[Recorded data]
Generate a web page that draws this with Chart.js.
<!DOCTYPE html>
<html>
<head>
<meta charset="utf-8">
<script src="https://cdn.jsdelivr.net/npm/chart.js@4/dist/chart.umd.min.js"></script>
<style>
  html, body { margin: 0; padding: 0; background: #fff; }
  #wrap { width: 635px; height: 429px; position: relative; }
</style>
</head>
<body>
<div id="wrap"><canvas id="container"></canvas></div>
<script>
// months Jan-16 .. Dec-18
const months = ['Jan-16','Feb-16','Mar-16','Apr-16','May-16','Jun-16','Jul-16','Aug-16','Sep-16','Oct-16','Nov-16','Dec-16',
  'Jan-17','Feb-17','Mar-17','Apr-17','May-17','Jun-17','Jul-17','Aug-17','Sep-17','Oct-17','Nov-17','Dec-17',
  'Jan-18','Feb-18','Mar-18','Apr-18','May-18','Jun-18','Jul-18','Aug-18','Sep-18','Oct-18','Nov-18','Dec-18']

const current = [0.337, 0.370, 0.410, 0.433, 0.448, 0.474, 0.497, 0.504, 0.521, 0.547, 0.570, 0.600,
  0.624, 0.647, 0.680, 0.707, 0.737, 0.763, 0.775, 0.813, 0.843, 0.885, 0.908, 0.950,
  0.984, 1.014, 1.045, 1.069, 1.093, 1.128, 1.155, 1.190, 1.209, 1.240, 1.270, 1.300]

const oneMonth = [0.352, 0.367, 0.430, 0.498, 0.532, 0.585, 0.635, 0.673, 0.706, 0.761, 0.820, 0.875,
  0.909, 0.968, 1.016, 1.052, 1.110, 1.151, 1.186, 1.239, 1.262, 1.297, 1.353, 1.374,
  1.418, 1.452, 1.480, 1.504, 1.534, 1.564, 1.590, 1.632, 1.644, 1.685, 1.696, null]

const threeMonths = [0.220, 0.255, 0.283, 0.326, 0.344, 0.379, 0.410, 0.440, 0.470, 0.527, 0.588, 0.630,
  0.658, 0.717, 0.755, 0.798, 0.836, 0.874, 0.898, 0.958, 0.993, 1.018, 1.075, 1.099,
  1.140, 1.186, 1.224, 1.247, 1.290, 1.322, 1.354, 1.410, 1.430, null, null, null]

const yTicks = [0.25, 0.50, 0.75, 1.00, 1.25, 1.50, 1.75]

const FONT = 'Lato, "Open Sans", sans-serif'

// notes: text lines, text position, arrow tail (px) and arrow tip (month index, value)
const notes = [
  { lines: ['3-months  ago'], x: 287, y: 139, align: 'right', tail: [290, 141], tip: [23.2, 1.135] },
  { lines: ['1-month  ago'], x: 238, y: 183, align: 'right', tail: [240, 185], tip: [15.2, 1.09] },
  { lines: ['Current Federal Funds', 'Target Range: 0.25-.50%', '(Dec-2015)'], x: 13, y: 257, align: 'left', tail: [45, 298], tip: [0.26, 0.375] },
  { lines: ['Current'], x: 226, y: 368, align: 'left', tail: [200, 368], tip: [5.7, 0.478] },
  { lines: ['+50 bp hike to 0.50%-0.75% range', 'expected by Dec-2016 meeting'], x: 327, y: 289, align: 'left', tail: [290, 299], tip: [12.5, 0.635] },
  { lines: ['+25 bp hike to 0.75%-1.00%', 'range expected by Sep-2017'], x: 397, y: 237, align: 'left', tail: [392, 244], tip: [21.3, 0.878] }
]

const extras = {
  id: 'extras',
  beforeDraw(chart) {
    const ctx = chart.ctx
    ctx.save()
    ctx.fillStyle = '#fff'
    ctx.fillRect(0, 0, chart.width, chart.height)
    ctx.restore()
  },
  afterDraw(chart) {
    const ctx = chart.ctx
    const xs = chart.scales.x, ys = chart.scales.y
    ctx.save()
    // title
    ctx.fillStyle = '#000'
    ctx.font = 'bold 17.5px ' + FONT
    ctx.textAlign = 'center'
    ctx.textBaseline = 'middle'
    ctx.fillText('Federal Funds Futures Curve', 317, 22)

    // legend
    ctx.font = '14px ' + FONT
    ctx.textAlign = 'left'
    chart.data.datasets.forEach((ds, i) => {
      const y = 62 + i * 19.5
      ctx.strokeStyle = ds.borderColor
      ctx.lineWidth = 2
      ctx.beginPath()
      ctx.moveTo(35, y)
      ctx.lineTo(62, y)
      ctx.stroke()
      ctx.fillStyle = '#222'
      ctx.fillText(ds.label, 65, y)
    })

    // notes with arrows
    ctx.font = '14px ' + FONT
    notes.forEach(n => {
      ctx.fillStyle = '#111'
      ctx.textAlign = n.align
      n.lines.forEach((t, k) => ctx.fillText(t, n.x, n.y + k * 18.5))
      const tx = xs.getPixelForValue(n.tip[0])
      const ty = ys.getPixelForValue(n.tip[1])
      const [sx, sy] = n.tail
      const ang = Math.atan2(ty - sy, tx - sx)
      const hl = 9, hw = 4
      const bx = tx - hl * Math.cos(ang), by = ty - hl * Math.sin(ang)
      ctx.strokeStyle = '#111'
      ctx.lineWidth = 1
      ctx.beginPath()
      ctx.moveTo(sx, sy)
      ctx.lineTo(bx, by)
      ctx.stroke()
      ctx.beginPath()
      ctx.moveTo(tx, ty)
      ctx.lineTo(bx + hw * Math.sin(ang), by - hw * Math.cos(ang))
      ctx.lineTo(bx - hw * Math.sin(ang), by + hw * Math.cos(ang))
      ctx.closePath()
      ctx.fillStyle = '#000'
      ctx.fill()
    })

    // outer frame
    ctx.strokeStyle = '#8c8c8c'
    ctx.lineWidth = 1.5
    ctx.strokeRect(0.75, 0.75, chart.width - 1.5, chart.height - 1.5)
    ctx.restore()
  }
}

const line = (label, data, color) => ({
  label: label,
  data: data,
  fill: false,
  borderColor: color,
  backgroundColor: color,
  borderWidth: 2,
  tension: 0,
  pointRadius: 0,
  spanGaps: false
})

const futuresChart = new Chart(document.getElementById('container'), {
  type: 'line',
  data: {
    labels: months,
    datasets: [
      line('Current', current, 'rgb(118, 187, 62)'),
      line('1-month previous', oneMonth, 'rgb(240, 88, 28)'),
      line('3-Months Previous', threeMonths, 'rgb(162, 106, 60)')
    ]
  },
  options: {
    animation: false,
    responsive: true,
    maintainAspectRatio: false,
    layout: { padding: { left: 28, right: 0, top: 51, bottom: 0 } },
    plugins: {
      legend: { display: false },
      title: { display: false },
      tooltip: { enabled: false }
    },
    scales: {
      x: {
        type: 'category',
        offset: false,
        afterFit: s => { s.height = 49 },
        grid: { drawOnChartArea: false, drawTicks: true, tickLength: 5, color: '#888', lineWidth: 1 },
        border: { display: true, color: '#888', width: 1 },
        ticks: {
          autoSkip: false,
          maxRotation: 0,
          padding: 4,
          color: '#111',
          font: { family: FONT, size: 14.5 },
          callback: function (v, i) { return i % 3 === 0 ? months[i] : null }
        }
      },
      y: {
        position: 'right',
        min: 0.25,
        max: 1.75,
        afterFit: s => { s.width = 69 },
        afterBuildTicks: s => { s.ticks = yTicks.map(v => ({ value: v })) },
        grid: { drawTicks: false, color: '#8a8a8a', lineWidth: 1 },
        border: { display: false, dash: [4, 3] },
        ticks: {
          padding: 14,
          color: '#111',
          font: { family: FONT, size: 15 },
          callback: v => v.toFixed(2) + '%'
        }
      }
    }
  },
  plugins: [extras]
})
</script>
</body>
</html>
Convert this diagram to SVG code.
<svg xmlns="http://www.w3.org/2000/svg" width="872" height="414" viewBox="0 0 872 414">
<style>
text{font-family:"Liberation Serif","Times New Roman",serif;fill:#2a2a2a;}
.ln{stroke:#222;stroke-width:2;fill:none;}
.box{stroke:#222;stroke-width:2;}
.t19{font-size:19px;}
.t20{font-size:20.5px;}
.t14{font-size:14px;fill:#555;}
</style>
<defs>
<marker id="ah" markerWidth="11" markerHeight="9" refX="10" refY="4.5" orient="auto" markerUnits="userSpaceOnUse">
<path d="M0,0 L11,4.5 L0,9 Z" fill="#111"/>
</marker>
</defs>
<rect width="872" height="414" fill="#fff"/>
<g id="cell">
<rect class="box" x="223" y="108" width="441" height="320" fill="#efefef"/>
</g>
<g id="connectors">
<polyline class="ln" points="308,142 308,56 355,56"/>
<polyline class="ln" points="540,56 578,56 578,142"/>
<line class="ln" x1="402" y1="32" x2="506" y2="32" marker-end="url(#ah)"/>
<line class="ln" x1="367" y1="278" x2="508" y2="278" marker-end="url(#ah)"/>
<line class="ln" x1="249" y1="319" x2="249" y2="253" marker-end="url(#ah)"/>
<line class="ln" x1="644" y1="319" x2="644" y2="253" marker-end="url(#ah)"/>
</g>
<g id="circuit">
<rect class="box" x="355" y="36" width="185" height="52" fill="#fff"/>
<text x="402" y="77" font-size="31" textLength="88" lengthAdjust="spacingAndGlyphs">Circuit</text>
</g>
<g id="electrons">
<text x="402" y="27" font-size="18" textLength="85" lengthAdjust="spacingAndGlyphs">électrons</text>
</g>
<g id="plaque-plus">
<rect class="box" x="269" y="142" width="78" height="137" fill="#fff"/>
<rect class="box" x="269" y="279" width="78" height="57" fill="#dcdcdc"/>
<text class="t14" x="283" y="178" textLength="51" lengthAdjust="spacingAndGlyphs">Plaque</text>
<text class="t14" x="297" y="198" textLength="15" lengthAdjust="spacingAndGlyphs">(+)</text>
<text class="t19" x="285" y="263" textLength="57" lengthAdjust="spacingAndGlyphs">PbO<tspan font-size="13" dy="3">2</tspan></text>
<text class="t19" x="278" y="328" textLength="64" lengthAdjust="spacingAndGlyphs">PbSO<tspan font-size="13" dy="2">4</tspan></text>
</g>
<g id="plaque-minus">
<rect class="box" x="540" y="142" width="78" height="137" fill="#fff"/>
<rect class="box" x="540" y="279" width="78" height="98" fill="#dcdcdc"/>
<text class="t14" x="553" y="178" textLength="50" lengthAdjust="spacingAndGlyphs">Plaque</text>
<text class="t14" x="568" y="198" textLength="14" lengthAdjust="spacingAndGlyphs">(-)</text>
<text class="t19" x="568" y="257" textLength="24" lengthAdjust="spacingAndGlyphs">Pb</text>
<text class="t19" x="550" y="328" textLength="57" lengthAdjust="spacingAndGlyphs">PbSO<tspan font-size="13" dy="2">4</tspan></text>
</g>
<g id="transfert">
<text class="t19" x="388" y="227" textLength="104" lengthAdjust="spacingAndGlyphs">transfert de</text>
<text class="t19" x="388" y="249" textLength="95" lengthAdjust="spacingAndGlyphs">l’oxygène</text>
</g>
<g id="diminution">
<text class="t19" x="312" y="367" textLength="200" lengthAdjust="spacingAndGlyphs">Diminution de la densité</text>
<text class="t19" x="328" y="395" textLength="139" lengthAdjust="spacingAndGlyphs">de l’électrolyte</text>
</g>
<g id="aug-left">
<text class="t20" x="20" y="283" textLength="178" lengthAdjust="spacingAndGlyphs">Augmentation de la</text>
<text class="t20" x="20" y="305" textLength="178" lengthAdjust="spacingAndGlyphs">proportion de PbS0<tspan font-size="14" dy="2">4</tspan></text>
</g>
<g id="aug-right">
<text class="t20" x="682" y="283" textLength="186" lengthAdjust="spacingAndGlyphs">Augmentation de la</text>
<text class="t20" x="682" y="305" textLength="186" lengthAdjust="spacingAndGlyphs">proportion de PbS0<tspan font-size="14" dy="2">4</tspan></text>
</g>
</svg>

# TASK REQUIREMENTS
Copy all lines of the material above where the string "this" occurs.

# THE ANSWER
Generate a web page that draws this with Chart.js.
Convert this diagram to SVG code.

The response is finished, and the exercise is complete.